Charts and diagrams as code
□ □ □

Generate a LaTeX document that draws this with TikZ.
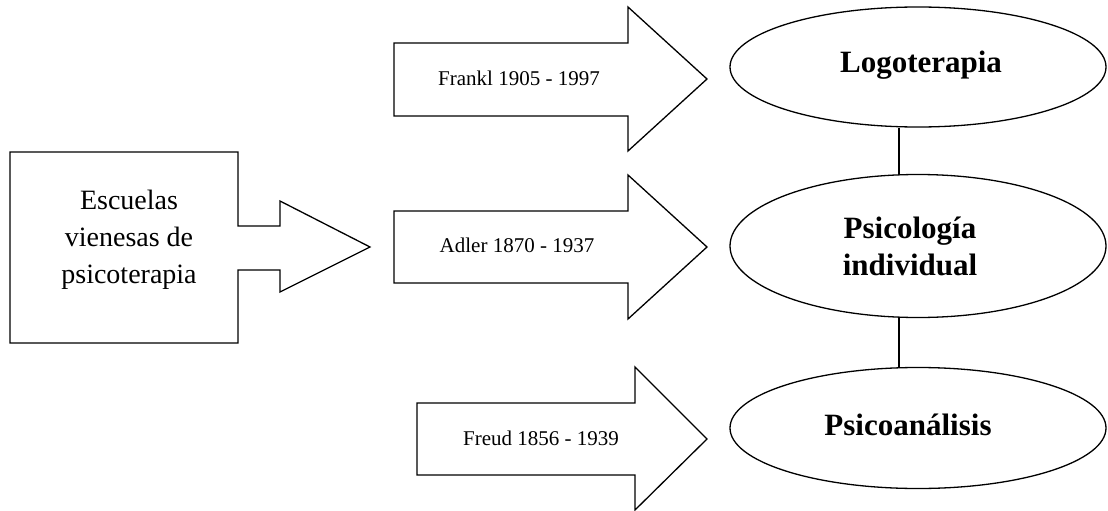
\documentclass[tikz,border=0pt]{standalone}
\usepackage{fontspec}
\setmainfont{Liberation Serif}
\usetikzlibrary{shapes.geometric}
\tikzset{
  shapeline/.style={draw=black, line width=1.3pt, line join=miter, fill=white},
  school/.style={ellipse, draw=black, line width=1.3pt, minimum width=376pt, inner sep=0pt},
  schoolname/.style={inner sep=0pt, align=center, font=\fontsize{31}{37}\selectfont\bfseries},
  founder/.style={inner sep=0pt, font=\fontsize{21}{25}\selectfont},
  origin/.style={inner sep=0pt, align=center, font=\fontsize{28}{37}\selectfont},
  link/.style={draw=black, line width=1.3pt}
}
\begin{document}
\begin{tikzpicture}[x=1pt,y=-1pt]
\useasboundingbox (0,0) rectangle (1108,511);

% Origin box with its pointer
\draw[shapeline] (10,152) -- (238,152) -- (238,226) -- (280,226) -- (280,201) -- (370,247)
  -- (280,292) -- (280,270) -- (238,270) -- (238,343) -- (10,343) -- cycle;
\node[origin] (escuelas) at (129,240) {Escuelas\\vienesas de\\psicoterapia};

% Founder arrows
\draw[shapeline] (394,43) -- (628,43) -- (628,7) -- (707,79) -- (628,151) -- (628,116) -- (394,116) -- cycle;
\node[founder] (frankl) at (519,78) {Frankl 1905 - 1997};

\draw[shapeline] (394,211) -- (628,211) -- (628,175) -- (707,247) -- (628,319) -- (628,283) -- (394,283) -- cycle;
\node[founder] (adler) at (517,245) {Adler 1870 - 1937};

\draw[shapeline] (417,403) -- (635,403) -- (635,367) -- (707,439) -- (635,510) -- (635,475) -- (417,475) -- cycle;
\node[founder] (freud) at (541,438) {Freud 1856 - 1939};

% Schools
\node[school, minimum height=120pt] (logo) at (918,67) {};
\node[schoolname] (logotxt) at (921,65) {Logoterapia};
\node[school, minimum height=143pt] (indiv) at (918,246) {};
\node[schoolname] (indivtxt) at (910,246) {Psicología\\individual};
\node[school, minimum height=121pt] (psicoan) at (918,428) {};
\node[schoolname] (psicoantxt) at (908,425) {Psicoanálisis};

% Links between schools
\draw[link] ([xshift=-19pt]logo.south) -- ([xshift=-19pt]indiv.north);
\draw[link] ([xshift=-19pt]indiv.south) -- ([xshift=-19pt]psicoan.north);
\end{tikzpicture}
\end{document}
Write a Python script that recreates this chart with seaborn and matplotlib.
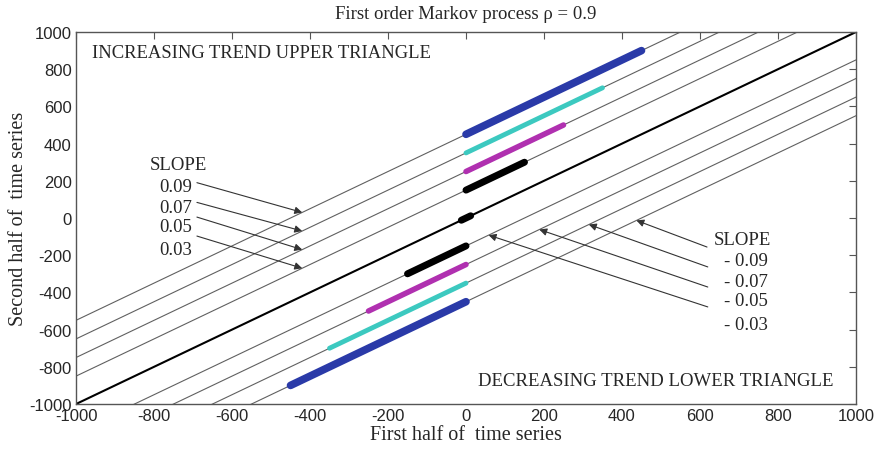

□ □ □

- [EXERCISE DIRECTIONS]
In the entries above, find every line with the word "that" and list it.

- [OUTPUT FOR THIS TASK]
Generate a LaTeX document that draws this with TikZ.
Write a Python script that recreates this chart with seaborn and matplotlib.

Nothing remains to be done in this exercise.